You live at some spot in an n dimensional Riemannian manifold and have a convenient coordinate system. Each of the indexes i, j, k and l take on one of n values; there are n^{4} such combinations and as many real values for R^{i}_{jkl}. For each such set of values R^{i}_{jkl} can be evaluated by the following simple procedure. Travel in direction k until coordinate x^{k} is increased by dx^{k}. (You choose dx^{k}, but see guidance at end.) The other coordinates will not have changed. Next travel indirection l for distance dx^{l}. Now travel backwards in the k direction but a distance −dx^{k}. Then once more in the direction l for distance −dx^{l}. You will arrive back near to where you left. That was just practice.
Now travel the same route again but carry along a vector V that initially points in the direction j with magnitude dx^{j}.
(You choose dx^{j} too.)
At each step in the journey do not turn V that you carry, even though the coordinates may themselves turn which will cause the coordinate description of V to change.
This would be a big effect if you were walking near the North pole.
There are several ways that the meaning of this can be defined which we do not explore here.
When you get back compare the V you carried with a copy that you left behind.
The difference between the vector you started with and the one you brought back will be a new vector with components D^{1}, ...D^{n}.

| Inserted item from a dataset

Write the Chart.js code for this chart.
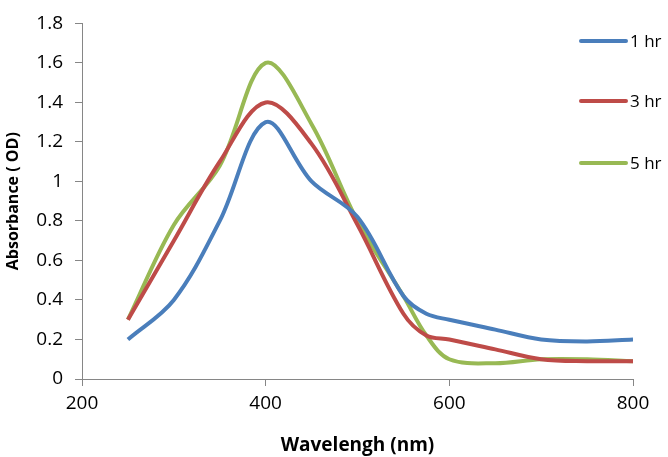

R^{i}_{jkl} = D^{i}/(dx^{j}dx^{k}dx^{l}).
You must choose the size of dx^{j} etc. and this is a practical tradeoff—too small and D will be too small to measure, too large and your curvature result won’t really be local. If your manifold is mathematically defined then you should let the dx’s tend to zero and take the limit.
If R_{ijkl} = g_{iβ}R^{β}_{jkl} then
R_{ijkl} = −R_{jikl} = −R_{ijlk} = R_{klij}
R_{ijkl} + R_{iljk} + R_{iklj} = 0.
These constraints allow only n^{2}(n^{2} − 1)/12 degrees of freedom in an n dimensional space.
Here is a table:
n | n^{4} | n^{2}(n^{2} − 1)/12 |
1 | 1 | 0 |
2 | 16 | 1 |
3 | 81 | 6 |
4 | 256 | 20 |
5 | 625 | 50 |
Γ^{i}_{jk} tells how fast the coordinates turn. It is thus about the coördinate system, and only indirectly about the space.